Fig 01 VoltDB exporters
More generally, VoltDB leverages in-memory techniques to improve performance, but also supports spill-to-disk capabilities where memory capacity is insufficient. For data that is merely warm or cold, as opposed to hot, VoltDB provides exporters, as can be seen in Figure 1. As can be seen in this diagram, VoltDB supports ingestion from streaming sources (Apache Kafka, Amazon Kinesis plus various message buses) and export to data lakes and other dedicated analytic environments. From the latter, machine learning models may be imported into VoltDB using PMML (predictive modelling mark-up language), where they are treated as stored procedures. While we applaud the support for PMML as an interoperable standard, it is unfortunately true that many machine learning and AI models are not PMML compatible, so we would like to see VoltDB supporting models built by language (R, Python, Scala and so forth).
While on the subject of machine learning and stored procedures, it is also worth noting that some types of analytics have fairly static requirements compared to machine learning, which is typically dynamic. An example, would be compliance with MiFID II. We comment upon this because one of VoltDB’s customers has embedded the Drools rules engine into VoltDB as a stored procedure precisely as a mechanism to enforce compliance with MiFID II.
Finally, VoltDB supports containers and Kubernetes is used for orchestration. Multi-site active/active deployments are available.
There are multiple ways to support hybrid environments that support both transaction processing and analytics with low latency in both cases.

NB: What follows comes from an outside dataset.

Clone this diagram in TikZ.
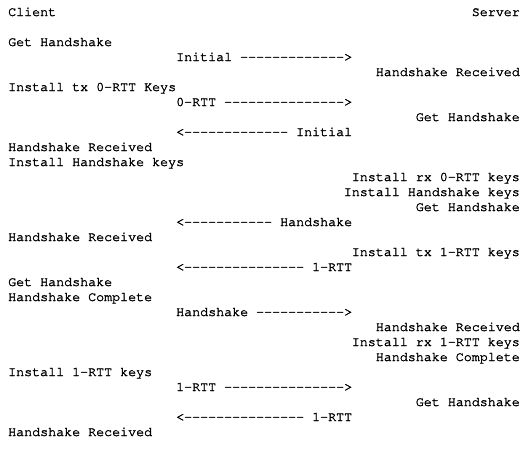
\documentclass[tikz,border=0pt]{standalone}
\usepackage[T1]{fontenc}
\usepackage{tikz}
\usetikzlibrary{positioning}
\newcommand\courierfont{\fontencoding{T1}\fontfamily{pcr}\fontsize{13.33}{15}\selectfont\special{pdf:literal 2 Tr 0.3 w}}
% a run of hyphens, one group each so no en-dash ligature forms
\newcommand\dashes[1]{\foreach\i in {1,...,#1}{-}}

\begin{document}
\begin{tikzpicture}[x=1pt,y=1pt,
txt/.style={inner sep=0,font=\courierfont},
client/.style={txt,anchor=base west},
wire/.style={txt,anchor=base west},
server/.style={txt,anchor=base east}]
\useasboundingbox[fill=white](0,-1)rectangle(532,-452);
% headers
\node[client](clientHdr)at(8,-17){Client};
\node[server](serverHdr)at(520,-17){Server};
% first flight
\node[client](cGet1)at(8,-47){Get Handshake};
\node[wire](wInitialOut)at(176,-62){Initial \dashes{13}>};
\node[server](sRecv1)at(520,-77){Handshake Received};
\node[client](cTx0rtt)at(8,-92){Install tx 0\dashes{1}RTT Keys};
\node[wire](w0rttOut)at(176,-107){0\dashes{1}RTT \dashes{15}>};
\node[server](sGet1)at(520,-122){Get Handshake};
\node[wire](wInitialIn)at(176,-137){<\dashes{13} Initial};
\node[client](cRecv1)at(8,-152){Handshake Received};
\node[client](cHsKeys)at(8,-167){Install Handshake keys};
\node[server](sRx0rtt)at(520,-182){Install rx 0\dashes{1}RTT keys};
\node[server](sHsKeys)at(520,-197){Install Handshake keys};
\node[server](sGet2)at(520,-212){Get Handshake};
\node[wire](wHsIn)at(176,-227){<\dashes{11} Handshake};
\node[client](cRecv2)at(8,-242){Handshake Received};
\node[server](sTx1rtt)at(520,-257){Install tx 1\dashes{1}RTT keys};
\node[wire](w1rttIn1)at(176,-272){<\dashes{15} 1\dashes{1}RTT};
% client finishes
\node[client](cGet2)at(8,-287){Get Handshake};
\node[client](cDone)at(8,-302){Handshake Complete};
\node[wire](wHsOut)at(176,-317){Handshake \dashes{11}>};
\node[server](sRecv2)at(520,-332){Handshake Received};
\node[server](sRx1rtt)at(520,-347){Install rx 1\dashes{1}RTT keys};
\node[server](sDone)at(520,-362){Handshake Complete};
\node[client](c1rttKeys)at(8,-377){Install 1\dashes{1}RTT keys};
\node[wire](w1rttOut)at(176,-392){1\dashes{1}RTT \dashes{15}>};
\node[server](sGet3)at(520,-407){Get Handshake};
\node[wire](w1rttIn2)at(176,-422){<\dashes{15} 1\dashes{1}RTT};
\node[client](cRecv3)at(8,-437){Handshake Received};
\end{tikzpicture}
\end{document}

Some of these approaches will be more familiar than others and we would argue that familiarity and the ability to use SQL are major benefits. Conversely, you need a distributed architecture to support environments such as the Internet of Things, where a substantial amount of processing is needed at the edge. VoltDB has the advantage of meeting both of these requirements, with ACID compliance, low latency and – likely – lower cost of ownership.
The Bottom Line
For all intents and purposes VoltDB should be thought of as a (distributed) relational database. Making the move to VoltDB, whether as a replacement for an existing system, or for deployment within a greenfield environment, will be a non-disruptive choice that is worth serious consideration.